During that same spring semester in Auburn, I met an old pastor named Peter Doyle. He was retired, but he really enjoyed hanging out at coffee shops with college students and talking to them about Jesus. A buddy of mine and I started meeting with him and, as the Lord would have it, my attendance was a lot more consistent than my friend’s. It was on these days, when it was just Dr. Doyle and me, that I would tell him about my hurt and even about my numbing faith. The only thing he did in these moments was continue to teach me about Jesus. We were studying 1 John together, but Dr. Doyle just used the book as a spring board to the whole Bible. Through the weeks of meeting for coffee or burritos that spring, Dr. Doyle helped me see that my dreams were too small and my horizons too short. I had small dreams – playing college football and becoming the SGA president. Dr. Doyle helped me believe that God had dreams for me that were so much greater. He really did have good plans for me, and He really was going to work out all of these things for good, but I was reminded that none of that may happen in this life.
As we studied the Bible together, I realized that sometimes followers of God get notoriety and riches, but a lot of times they get dragged outside of the city and are stoned to death. As we studied God’s Word together, I started to really believe that things seem so hard in this world because none of us were meant for this world. My dreams had been too small and my horizons were far too short.
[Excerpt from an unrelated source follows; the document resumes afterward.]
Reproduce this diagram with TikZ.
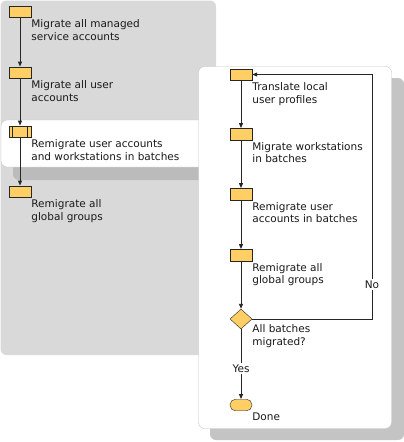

God was and is working out all things together for good, but it may take ten thousand years for me to understand all of that.
I’m grateful for Christianity, I’m grateful for the church I grew up in, I am grateful for Christian music and good sermons, and good books and all that Christianity has produced. But that spring, a shift happened in my life. While I believe I was a Christian before, that spring I looked to Christianity less as something that would serve my dreams and desires, and I started looking more toward Christ. I started to see his power, goodness, and beauty more and more, and that he really was the same yesterday, today, and forever. That spring I took a step away from following Christianity and a step towards following Christ.
I wish I could tell you that since that time that faith has been simple and that fighting sin and doubt have been easy, but that is not the case. I can tell you, though, since that time I really have grown more and more to understand the story that God is trying to tell, and it is not my story, it’s His. I guess I could have told you that before that spring in Auburn, but it took disappointment and pain for me to really understand it. Since then, I’ve experience some pain, but to be honest, my life has been full of a lot of joy, too, and the Lord has given me kind gifts. I have an amazing wife and three beautiful children and, since the fall of that year that I met with Dr. Doyle, I have been pastoring churches, a job that brings me so much joy.
This Sunday, I am leading the effort to start a church in Atlanta, and I guess the only thing I can say about it is that I have learned there is nothing in me that is worthy or qualified to start a church. The story of this church, Christ Covenant, is Jesus’ story to write and it may be a story that people look at in 10 years and say, “Wow, how amazing!” or it may be something people look at and say, “What a joke. I knew they shouldn’t have hired Jason Dees to be their pastor. Either way, I believe that through it all, God really is going to work out something that is beautiful and glorious. I pray He will be pleased, even though I may not understand it all for another ten thousand years.